• _Description of the task_: Output the material word for word. Leave each picture out.

• _Data lines_:
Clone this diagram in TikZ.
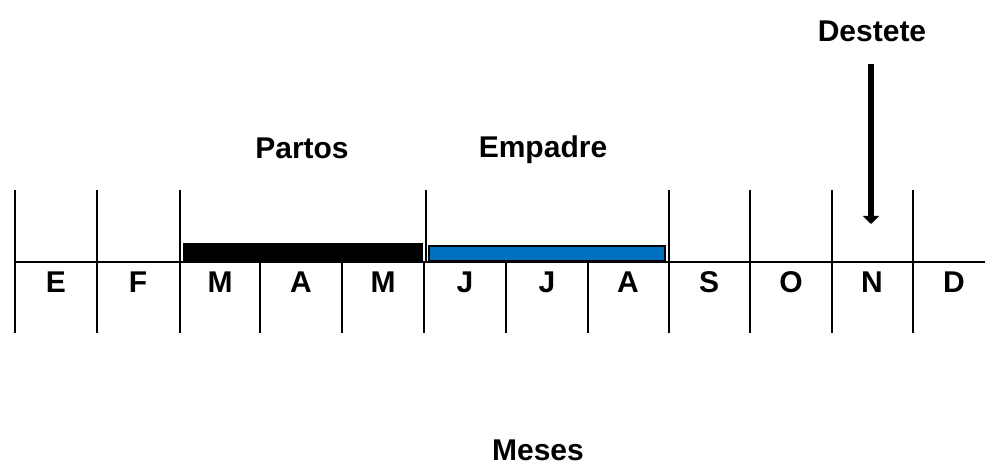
\documentclass[tikz,border=0pt]{standalone}
\usepackage{fontspec}
\setmainfont{Liberation Sans}
\usetikzlibrary{arrows.meta}
\definecolor{barblue}{HTML}{0070C0}
\begin{document}
\begin{tikzpicture}[x=0.75pt,y=-0.75pt,
  lbl/.style={font=\fontsize{22.5}{25}\selectfont\bfseries, inner sep=0pt, anchor=center},
  grid/.style={line width=1.1pt, black},
  bar/.style={fill=black},
  bluebar/.style={fill=barblue, draw=black, line width=0.9pt}]
\useasboundingbox (0,0) rectangle (985,466);
% full height lines
\foreach \x in {15,97,180,669,750,832,913} \draw[grid] (\x,190) -- (\x,333);
\draw[grid] (426,190) -- (426,262);
\draw[grid] (424,262) -- (424,333);
% inner lines
\foreach \x in {260,342,506,588} \draw[grid] (\x,262) -- (\x,333);
% axis
\draw[grid] (15,262) -- (985,262);
% bars
\fill[bar] (183,243) rectangle (423,262);
\draw[bluebar] (429,246) rectangle (665,261);
% months
\foreach \m/\x [count=\i] in {E/56,F/138,M/220,A/301,M/383,J/465,J/547,A/628,S/709,O/791,N/872,D/954}
  \node[lbl] (m\i) at (\x,282) {\m};
% titles
\node[lbl] (partos) at (302,148) {Partos};
\node[lbl] (empadre) at (543,150) {Empadre};
\node[lbl] (destete) at (872,31) {Destete};
\node[lbl] (meses) at (538,450) {Meses};
% arrow
\coordinate (astart) at (871,64);
\coordinate (aend) at (871,224);
\draw[line width=5pt, -{Triangle[length=6pt,width=12pt]}] (astart) -- (aend);
\end{tikzpicture}
\end{document}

• _Exercise solution_:
Clone this diagram in TikZ.
\documentclass[tikz,border=0pt]{standalone}
\usepackage{fontspec}
\setmainfont{Liberation Sans}
\usetikzlibrary{arrows.meta}
\definecolor{barblue}{HTML}{0070C0}
\begin{document}
\begin{tikzpicture}[x=0.75pt,y=-0.75pt,
  lbl/.style={font=\fontsize{22.5}{25}\selectfont\bfseries, inner sep=0pt, anchor=center},
  grid/.style={line width=1.1pt, black},
  bar/.style={fill=black},
  bluebar/.style={fill=barblue, draw=black, line width=0.9pt}]
\useasboundingbox (0,0) rectangle (985,466);
% full height lines
\foreach \x in {15,97,180,669,750,832,913} \draw[grid] (\x,190) -- (\x,333);
\draw[grid] (426,190) -- (426,262);
\draw[grid] (424,262) -- (424,333);
% inner lines
\foreach \x in {260,342,506,588} \draw[grid] (\x,262) -- (\x,333);
% axis
\draw[grid] (15,262) -- (985,262);
% bars
\fill[bar] (183,243) rectangle (423,262);
\draw[bluebar] (429,246) rectangle (665,261);
% months
\foreach \m/\x [count=\i] in {E/56,F/138,M/220,A/301,M/383,J/465,J/547,A/628,S/709,O/791,N/872,D/954}
  \node[lbl] (m\i) at (\x,282) {\m};
% titles
\node[lbl] (partos) at (302,148) {Partos};
\node[lbl] (empadre) at (543,150) {Empadre};
\node[lbl] (destete) at (872,31) {Destete};
\node[lbl] (meses) at (538,450) {Meses};
% arrow
\coordinate (astart) at (871,64);
\coordinate (aend) at (871,224);
\draw[line width=5pt, -{Triangle[length=6pt,width=12pt]}] (astart) -- (aend);
\end{tikzpicture}
\end{document}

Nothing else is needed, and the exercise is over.